Khuda Haafiz Review: An Unsurprising Tale Of Love

Mumbai: Director Faruk Kabir chose Vidyut Jammwal, a trained martial art expert, to play the role of common man cum superman in Khuda Hafiz. The film inspired from a real-life incident, begins with Sameer (Vidyut), who ties the knot with Nargis (Shivaleeka Oberoi) in an arranged marriage.
As a common man, his world resides within the four walls of home and his heart lies in his family. He travels in crowded buses, keeps his finances in check and works hard in the office, all to keep his family safe. But what if, one day, his acutely balanced world comes crumbling down after one phone call. Forcing him to break out of his comfort zone and find his inner superhero.
Sameer in love with Nargis and both software engineers build their life together but they lose their jobs after the recession hits the country. Desperate, they find placements in a fictional Middle-Eastern city called Noman. Khuda Haafiz, which is shot in Uzbekistan, sees many local actors fill up the frame. Their presence provides an authencity to the film.

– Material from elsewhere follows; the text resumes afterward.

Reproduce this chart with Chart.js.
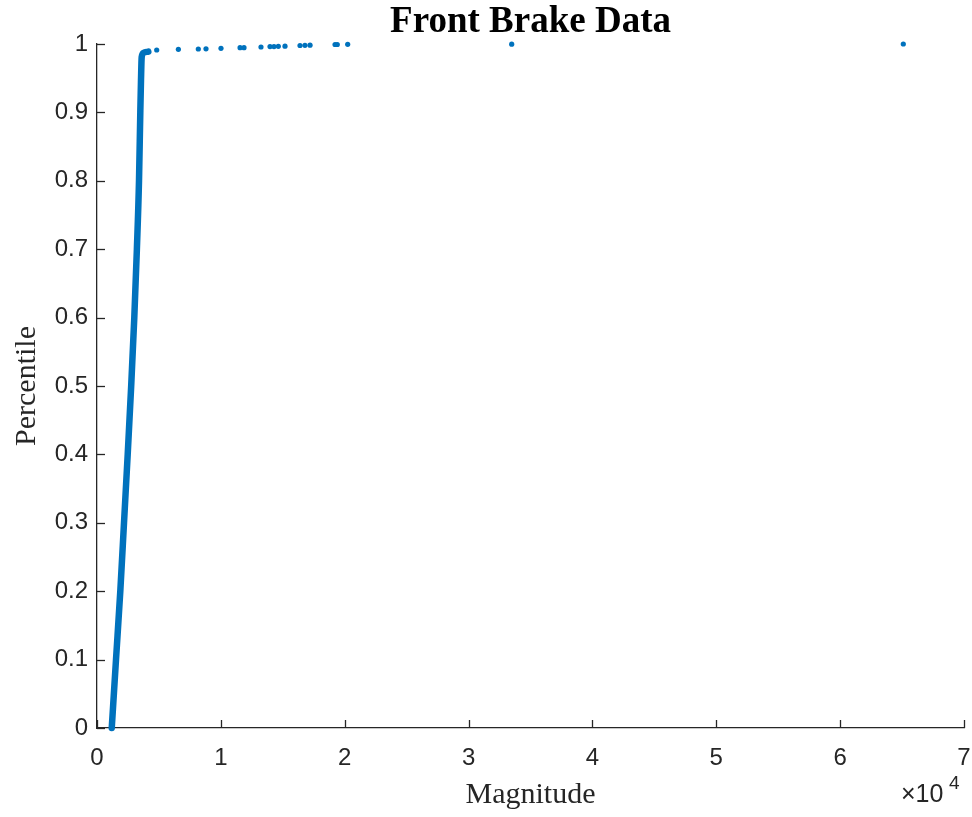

Nargis, who has never stepped out of her city Lucknow, gets placed first and decides to travel alone. Sameer is doubtful but he has no choice. His worst fear comes to life when his wife goes missing right after landing in the foreign country. The Lucknow boy follows, doing everything in his power to find her.
Vidyut, who has established himself as a tough action figure right from the beginning of his career, gives feelings and emotions precedence in Khuda Haafiz. Faruk also doesn’t overstuff his film with over-the-top action sequences. He makes use of Vidyut’s martial arts skills but without turning him into a larger-than-life figure. Our hero gets hurt, cries and shows his vulnerable side to the audience without any qualms.
But this doesn’t mean Khuda Haafiz is any low-on-action flick. Though Vidyut falls a little short when it comes to emoting feelings on the screen, he is the most comfortable unleashing fury on bad guys. From effortlessly jumping from one building to another to showing off his knife-throwing skills, he does it all.
The scene where Vidyut and his wife find themselves surrounded by over 20-30 goons in a narrow alley is without a doubt one of the most well-crafted sequences of the film. The agility that Vidyut shows while kicking, stabbing criminals is impressive. Apart from Vidyut, Annu Kapoor as a helpful taxi driver is a delight to watch. He adds the much-needed warmth to the film.
The plot of Khuda Haafiz missing wife in a foreign land – sounds exciting on paper. We have seen a similar plotline in Liam Neeson’s 2008 film, Taken, where we saw Liam make inroads in the underworld to find his missing daughter. Faruk Kabir’s film, however, isn’t as sharply written as the Hollywood blockbuster. Right after quickly setting its premise, the film slows down, only to gain pace in the end.
The film is also marred by some starkly visible loopholes. Once again, the leading lady is shown as a fragile figure who needs to be rescued. The presence of Aahana Kumra and Shiv Panditt in supporting roles is of no help either, especially because of their forced, bad accents.
Apart from these few faults, Khuda Haafiz makes for a good one-time watch. From action to drama, the film has it all. You might want to pick this over the weekend.